What you will do - Reproduce, please, only the lines from the first line below to the line containing "broad_tau = [7.7, 10.0, 15.35, 14.2, 19.85]", inclusive.

-*-*-

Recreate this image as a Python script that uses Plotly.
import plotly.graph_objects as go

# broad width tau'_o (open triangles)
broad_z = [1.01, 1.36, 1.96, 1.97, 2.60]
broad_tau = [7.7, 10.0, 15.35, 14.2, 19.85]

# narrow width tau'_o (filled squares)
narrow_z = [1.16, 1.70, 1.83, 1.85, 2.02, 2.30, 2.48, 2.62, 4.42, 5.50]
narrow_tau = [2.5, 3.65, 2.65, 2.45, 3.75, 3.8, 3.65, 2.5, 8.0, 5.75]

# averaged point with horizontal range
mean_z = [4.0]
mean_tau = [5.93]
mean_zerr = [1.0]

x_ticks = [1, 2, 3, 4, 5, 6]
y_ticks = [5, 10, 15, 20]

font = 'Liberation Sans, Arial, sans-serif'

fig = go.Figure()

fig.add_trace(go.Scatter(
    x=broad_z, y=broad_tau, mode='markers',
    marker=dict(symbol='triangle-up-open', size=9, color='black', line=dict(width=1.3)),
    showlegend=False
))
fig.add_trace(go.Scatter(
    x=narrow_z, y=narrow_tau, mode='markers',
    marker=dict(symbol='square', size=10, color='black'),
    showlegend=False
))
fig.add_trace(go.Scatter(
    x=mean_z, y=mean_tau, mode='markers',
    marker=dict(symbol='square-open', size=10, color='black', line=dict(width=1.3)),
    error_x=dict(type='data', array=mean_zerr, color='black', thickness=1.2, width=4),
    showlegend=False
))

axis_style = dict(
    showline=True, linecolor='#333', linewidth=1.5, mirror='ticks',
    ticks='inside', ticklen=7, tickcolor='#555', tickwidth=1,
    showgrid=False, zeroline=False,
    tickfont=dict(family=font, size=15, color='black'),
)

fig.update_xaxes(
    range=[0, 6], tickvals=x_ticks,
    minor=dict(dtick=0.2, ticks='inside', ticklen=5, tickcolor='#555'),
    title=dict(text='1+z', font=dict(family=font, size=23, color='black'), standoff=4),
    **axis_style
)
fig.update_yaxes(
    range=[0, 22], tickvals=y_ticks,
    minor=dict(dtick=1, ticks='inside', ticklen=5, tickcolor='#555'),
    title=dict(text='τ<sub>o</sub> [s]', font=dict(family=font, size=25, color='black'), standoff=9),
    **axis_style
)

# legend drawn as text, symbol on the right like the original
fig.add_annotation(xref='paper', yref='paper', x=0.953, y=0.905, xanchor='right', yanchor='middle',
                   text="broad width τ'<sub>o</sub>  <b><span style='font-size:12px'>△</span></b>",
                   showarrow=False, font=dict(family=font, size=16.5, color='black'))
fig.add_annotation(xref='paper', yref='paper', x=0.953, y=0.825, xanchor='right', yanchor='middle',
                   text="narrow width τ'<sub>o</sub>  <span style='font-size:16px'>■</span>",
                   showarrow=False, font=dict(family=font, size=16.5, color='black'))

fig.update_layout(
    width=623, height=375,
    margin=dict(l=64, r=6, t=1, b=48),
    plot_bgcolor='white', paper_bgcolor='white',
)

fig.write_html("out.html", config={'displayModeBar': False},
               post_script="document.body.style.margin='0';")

-*-*-

Task solution -
Recreate this image as a Python script that uses Plotly.
import plotly.graph_objects as go

# broad width tau'_o (open triangles)
broad_z = [1.01, 1.36, 1.96, 1.97, 2.60]
broad_tau = [7.7, 10.0, 15.35, 14.2, 19.85]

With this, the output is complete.